Personal information
- Full name: Hugh Jacob Torney
- Born: 14 November 1909
- Died: 10 February 2000 (aged 90)
- Original team: Patchewollock
- Debut: 1933, Essendon vs. Carlton, at Windy Hill
- Height: 191 cm (6 ft 3 in)
- Weight: 92 kg (203 lb)

Playing career^{1}
- Years: Club / Games (Goals)
- 1933–1943: Essendon / 173 (81)
- ^{1} Playing statistics correct to the end of 1943.

= Hugh Torney (footballer) =

Australian rules footballer, born 1909

Hugh Jacob Torney (14 November 1909 – 10 February 2000) was an Australian rules footballer who played with Essendon in the Victorian Football League (VFL), and with Williamstown in the Victorian Football Association (VFA).

==Family==
The son of John Torney and Catherine Torney, née Brown, Torney was born on 14 November 1909.

He married Joyce Eudora Davis (1916-2005) in 1941; they had three daughters, Pamela, Lorraine, and Beverley.

==Football==
===South Melbourne (VFL)===
Along with two of his Patchewollock team-mates, H. "Bub" Jamieson, and Reg Bryans, Torney tried out with South Melbourne in the 1933 pre-season. None of the three made South Melbourne's final list.

===Essendon (VFL)===
A ruckman, Torney kicked with his left foot and formed a lethal combination during his career with rover Dick Reynolds.

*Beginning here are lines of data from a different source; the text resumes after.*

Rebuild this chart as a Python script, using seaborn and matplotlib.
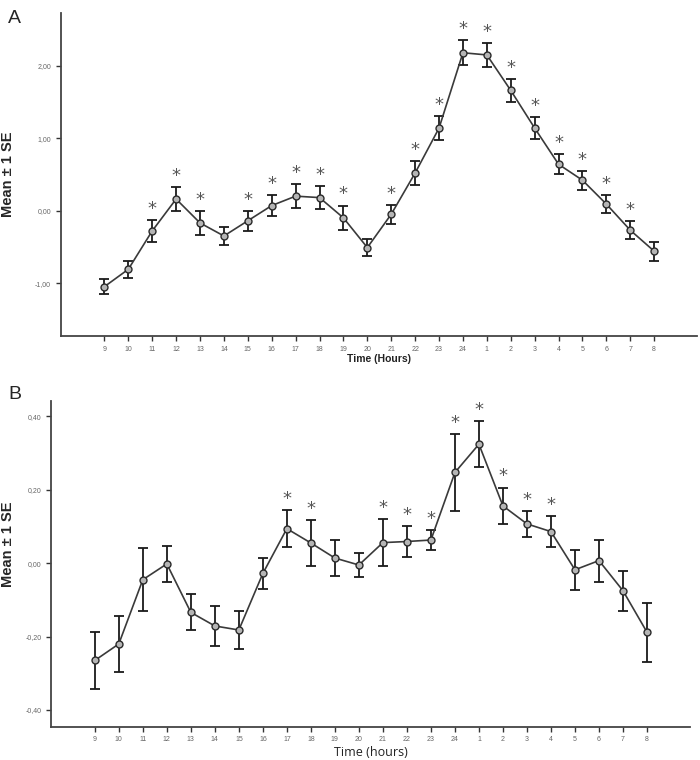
import numpy as np
import pandas as pd
import seaborn as sns
import matplotlib
matplotlib.use("Agg")
import matplotlib.pyplot as plt

# hours of the day, 9 am through 8 am next day
hours = [9, 10, 11, 12, 13, 14, 15, 16, 17, 18, 19, 20, 21, 22, 23, 24,
         1, 2, 3, 4, 5, 6, 7, 8]

# panel A: mean and standard error
mean_a = [-1.05, -0.81, -0.28, 0.16, -0.17, -0.35, -0.14, 0.07, 0.20, 0.18,
          -0.10, -0.51, -0.05, 0.52, 1.14, 2.18, 2.15, 1.66, 1.14, 0.64,
          0.42, 0.09, -0.27, -0.56]
se_a = [0.10, 0.12, 0.15, 0.16, 0.17, 0.12, 0.14, 0.14, 0.17, 0.16,
        0.17, 0.12, 0.13, 0.17, 0.17, 0.17, 0.17, 0.16, 0.15, 0.14,
        0.13, 0.12, 0.12, 0.13]
sig_a = [0, 0, 1, 1, 1, 0, 1, 1, 1, 1, 1, 0, 1, 1, 1, 1, 1, 1, 1, 1, 1, 1, 1, 0]

# panel B: mean and standard error
mean_b = [-0.265, -0.220, -0.045, -0.002, -0.134, -0.171, -0.182, -0.028,
          0.094, 0.055, 0.014, -0.005, 0.056, 0.059, 0.063, 0.247, 0.324,
          0.156, 0.107, 0.086, -0.018, 0.007, -0.075, -0.188]
se_b = [0.078, 0.076, 0.086, 0.048, 0.049, 0.054, 0.052, 0.041, 0.051,
        0.062, 0.050, 0.033, 0.064, 0.042, 0.026, 0.105, 0.062, 0.050,
        0.036, 0.042, 0.055, 0.057, 0.054, 0.080]
sig_b = [0, 0, 0, 0, 0, 0, 0, 0, 1, 1, 0, 0, 1, 1, 1, 1, 1, 1, 1, 1, 0, 0, 0, 0]

sns.set_style("ticks")
plt.rcParams["font.family"] = ["Liberation Sans", "DejaVu Sans"]

fig = plt.figure(figsize=(7, 7.6), dpi=100)
ax_a = fig.add_axes([0.087, 0.558, 0.909, 0.425])
ax_b = fig.add_axes([0.073, 0.044, 0.913, 0.429])


def draw_panel(ax, mean, se, sig, ylim, yticks, ytick_fmt):
    df = pd.DataFrame({"pos": np.arange(len(hours)), "mean": mean, "se": se})
    ax.errorbar(df["pos"], df["mean"], yerr=df["se"], fmt="none",
                ecolor="#1a1a1a", elinewidth=1.3, capsize=3.5, capthick=1.3,
                zorder=2)
    sns.lineplot(data=df, x="pos", y="mean", ax=ax, color="#3a3a3a",
                 linewidth=1.2, marker="o", markersize=5,
                 markerfacecolor="#b5b5b5", markeredgecolor="#2a2a2a",
                 markeredgewidth=1.0, zorder=3)
    for i, flag in enumerate(sig):
        if flag:
            ax.annotate("*", xy=(i, mean[i] + se[i]), xytext=(0, 1.5),
                        textcoords="offset points", ha="center", va="bottom",
                        fontsize=13, color="#555555",
                        family="DejaVu Sans")
    ax.set_xlim(-1.82, 24.8)
    ax.set_ylim(*ylim)
    ax.set_xticks(range(len(hours)))
    ax.set_xticklabels([str(h) for h in hours])
    ax.set_yticks(yticks)
    ax.set_yticklabels([ytick_fmt.format(t).replace(".", ",") for t in yticks])
    ax.tick_params(axis="both", labelsize=5, colors="#333333",
                   labelcolor="#666666", length=3.5, width=1.0, direction="out")
    for side in ["top", "right"]:
        ax.spines[side].set_visible(False)
    for side in ["left", "bottom"]:
        ax.spines[side].set_color("#444444")
        ax.spines[side].set_linewidth(1.3)
    ax.set_xlabel("")
    ax.set_ylabel("Mean ± 1 SE", fontsize=10.5, fontweight="bold")


draw_panel(ax_a, mean_a, se_a, sig_a, (-1.73, 2.73),
           [-1.0, 0.0, 1.0, 2.0], "{:.2f}")
draw_panel(ax_b, mean_b, se_b, sig_b, (-0.445, 0.443),
           [-0.4, -0.2, 0.0, 0.2, 0.4], "{:.2f}")

ax_a.yaxis.set_label_coords(-0.072, 0.5)
ax_b.yaxis.set_label_coords(-0.056, 0.56)

ax_a.set_xlabel("Time (Hours)", fontsize=7.5, fontweight="bold", color="#222222")
ax_a.xaxis.set_label_coords(0.5, -0.055)
ax_b.set_xlabel("Time (hours)", fontsize=9, family="Open Sans", color="#222222")
ax_b.xaxis.set_label_coords(0.5, -0.06)

fig.text(0.021, 0.976, "A", fontsize=14, va="center", ha="center")
fig.text(0.021, 0.481, "B", fontsize=14, va="center", ha="center")

fig.savefig("out.png", dpi=100)
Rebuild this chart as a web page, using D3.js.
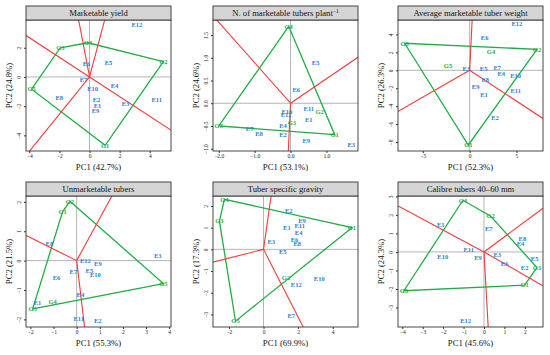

He had his finest season in 1940, winning the Essendon Best and Fairest award and finishing second in the Brownlow Medal count. His 24 Brownlow votes were at the time the most ever by a player not to win the medal. Torney was a premiership player in 1942 and also represented Victoria in 1937, 1939, and 1941.

He retired at the end of the 1943 season.

===Willamstown (VFA)===
He came out of retirement in 1945, and played one season with the VFA team Williamstown. He played 18 games and kicked 2 goals.